[start]
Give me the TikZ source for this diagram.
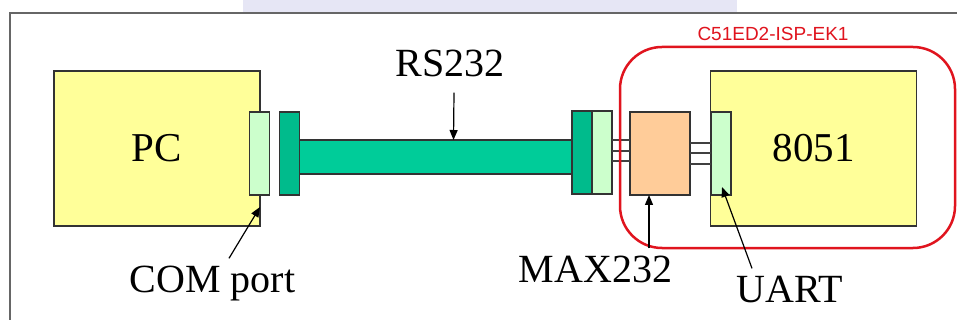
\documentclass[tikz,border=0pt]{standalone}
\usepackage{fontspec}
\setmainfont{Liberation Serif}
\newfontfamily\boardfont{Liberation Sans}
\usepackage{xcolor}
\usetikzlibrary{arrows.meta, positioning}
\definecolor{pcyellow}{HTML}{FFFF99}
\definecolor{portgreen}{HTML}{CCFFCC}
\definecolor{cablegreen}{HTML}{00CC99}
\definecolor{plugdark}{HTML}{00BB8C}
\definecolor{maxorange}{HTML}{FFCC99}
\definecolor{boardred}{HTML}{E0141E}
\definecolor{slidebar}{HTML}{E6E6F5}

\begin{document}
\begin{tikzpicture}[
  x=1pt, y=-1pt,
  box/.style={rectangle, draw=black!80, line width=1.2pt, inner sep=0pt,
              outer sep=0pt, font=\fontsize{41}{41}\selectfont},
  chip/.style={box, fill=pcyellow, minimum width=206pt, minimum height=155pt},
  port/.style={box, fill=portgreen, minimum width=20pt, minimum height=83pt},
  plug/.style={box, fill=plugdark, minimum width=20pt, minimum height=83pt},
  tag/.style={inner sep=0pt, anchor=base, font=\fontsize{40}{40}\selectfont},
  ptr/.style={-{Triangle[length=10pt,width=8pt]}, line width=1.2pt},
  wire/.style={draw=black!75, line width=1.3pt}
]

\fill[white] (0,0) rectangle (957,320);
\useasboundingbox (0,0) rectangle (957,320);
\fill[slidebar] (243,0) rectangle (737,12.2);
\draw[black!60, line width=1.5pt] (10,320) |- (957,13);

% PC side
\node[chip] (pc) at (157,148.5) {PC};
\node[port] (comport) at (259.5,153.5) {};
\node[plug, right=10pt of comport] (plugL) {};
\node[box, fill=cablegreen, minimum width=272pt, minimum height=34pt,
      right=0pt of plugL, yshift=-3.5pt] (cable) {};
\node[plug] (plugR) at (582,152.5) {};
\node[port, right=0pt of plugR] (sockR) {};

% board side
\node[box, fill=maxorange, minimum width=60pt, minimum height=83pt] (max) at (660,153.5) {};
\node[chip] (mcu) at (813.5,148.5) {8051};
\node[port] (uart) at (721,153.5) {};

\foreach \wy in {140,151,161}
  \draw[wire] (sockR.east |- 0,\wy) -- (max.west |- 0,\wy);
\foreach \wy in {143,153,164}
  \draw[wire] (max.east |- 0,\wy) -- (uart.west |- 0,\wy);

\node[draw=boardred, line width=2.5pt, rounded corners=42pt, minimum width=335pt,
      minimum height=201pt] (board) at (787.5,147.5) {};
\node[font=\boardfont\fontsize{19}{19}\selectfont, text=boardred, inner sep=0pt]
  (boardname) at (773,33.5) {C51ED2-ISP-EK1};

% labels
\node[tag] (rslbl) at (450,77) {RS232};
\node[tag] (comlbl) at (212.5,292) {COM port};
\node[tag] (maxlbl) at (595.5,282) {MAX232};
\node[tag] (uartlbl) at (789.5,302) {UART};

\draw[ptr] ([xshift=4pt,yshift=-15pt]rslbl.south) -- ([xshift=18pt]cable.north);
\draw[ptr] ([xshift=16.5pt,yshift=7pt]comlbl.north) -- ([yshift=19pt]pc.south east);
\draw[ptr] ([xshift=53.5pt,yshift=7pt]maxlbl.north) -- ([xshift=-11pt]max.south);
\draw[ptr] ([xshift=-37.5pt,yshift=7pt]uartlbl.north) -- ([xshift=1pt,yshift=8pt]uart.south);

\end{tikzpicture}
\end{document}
[end]
TASK BRIEF
Return each line exactly as written. Any picture gets left out.

RESULT FOR THIS TASK
Give me the TikZ source for this diagram.
\documentclass[tikz,border=0pt]{standalone}
\usepackage{fontspec}
\setmainfont{Liberation Serif}
\newfontfamily\boardfont{Liberation Sans}
\usepackage{xcolor}
\usetikzlibrary{arrows.meta, positioning}
\definecolor{pcyellow}{HTML}{FFFF99}
\definecolor{portgreen}{HTML}{CCFFCC}
\definecolor{cablegreen}{HTML}{00CC99}
\definecolor{plugdark}{HTML}{00BB8C}
\definecolor{maxorange}{HTML}{FFCC99}
\definecolor{boardred}{HTML}{E0141E}
\definecolor{slidebar}{HTML}{E6E6F5}

\begin{document}
\begin{tikzpicture}[
  x=1pt, y=-1pt,
  box/.style={rectangle, draw=black!80, line width=1.2pt, inner sep=0pt,
              outer sep=0pt, font=\fontsize{41}{41}\selectfont},
  chip/.style={box, fill=pcyellow, minimum width=206pt, minimum height=155pt},
  port/.style={box, fill=portgreen, minimum width=20pt, minimum height=83pt},
  plug/.style={box, fill=plugdark, minimum width=20pt, minimum height=83pt},
  tag/.style={inner sep=0pt, anchor=base, font=\fontsize{40}{40}\selectfont},
  ptr/.style={-{Triangle[length=10pt,width=8pt]}, line width=1.2pt},
  wire/.style={draw=black!75, line width=1.3pt}
]

\fill[white] (0,0) rectangle (957,320);
\useasboundingbox (0,0) rectangle (957,320);
\fill[slidebar] (243,0) rectangle (737,12.2);
\draw[black!60, line width=1.5pt] (10,320) |- (957,13);

% PC side
\node[chip] (pc) at (157,148.5) {PC};
\node[port] (comport) at (259.5,153.5) {};
\node[plug, right=10pt of comport] (plugL) {};
\node[box, fill=cablegreen, minimum width=272pt, minimum height=34pt,
      right=0pt of plugL, yshift=-3.5pt] (cable) {};
\node[plug] (plugR) at (582,152.5) {};
\node[port, right=0pt of plugR] (sockR) {};

% board side
\node[box, fill=maxorange, minimum width=60pt, minimum height=83pt] (max) at (660,153.5) {};
\node[chip] (mcu) at (813.5,148.5) {8051};
\node[port] (uart) at (721,153.5) {};

\foreach \wy in {140,151,161}
  \draw[wire] (sockR.east |- 0,\wy) -- (max.west |- 0,\wy);
\foreach \wy in {143,153,164}
  \draw[wire] (max.east |- 0,\wy) -- (uart.west |- 0,\wy);

\node[draw=boardred, line width=2.5pt, rounded corners=42pt, minimum width=335pt,
      minimum height=201pt] (board) at (787.5,147.5) {};
\node[font=\boardfont\fontsize{19}{19}\selectfont, text=boardred, inner sep=0pt]
  (boardname) at (773,33.5) {C51ED2-ISP-EK1};

% labels
\node[tag] (rslbl) at (450,77) {RS232};
\node[tag] (comlbl) at (212.5,292) {COM port};
\node[tag] (maxlbl) at (595.5,282) {MAX232};
\node[tag] (uartlbl) at (789.5,302) {UART};

\draw[ptr] ([xshift=4pt,yshift=-15pt]rslbl.south) -- ([xshift=18pt]cable.north);
\draw[ptr] ([xshift=16.5pt,yshift=7pt]comlbl.north) -- ([yshift=19pt]pc.south east);
\draw[ptr] ([xshift=53.5pt,yshift=7pt]maxlbl.north) -- ([xshift=-11pt]max.south);
\draw[ptr] ([xshift=-37.5pt,yshift=7pt]uartlbl.north) -- ([xshift=1pt,yshift=8pt]uart.south);

\end{tikzpicture}
\end{document}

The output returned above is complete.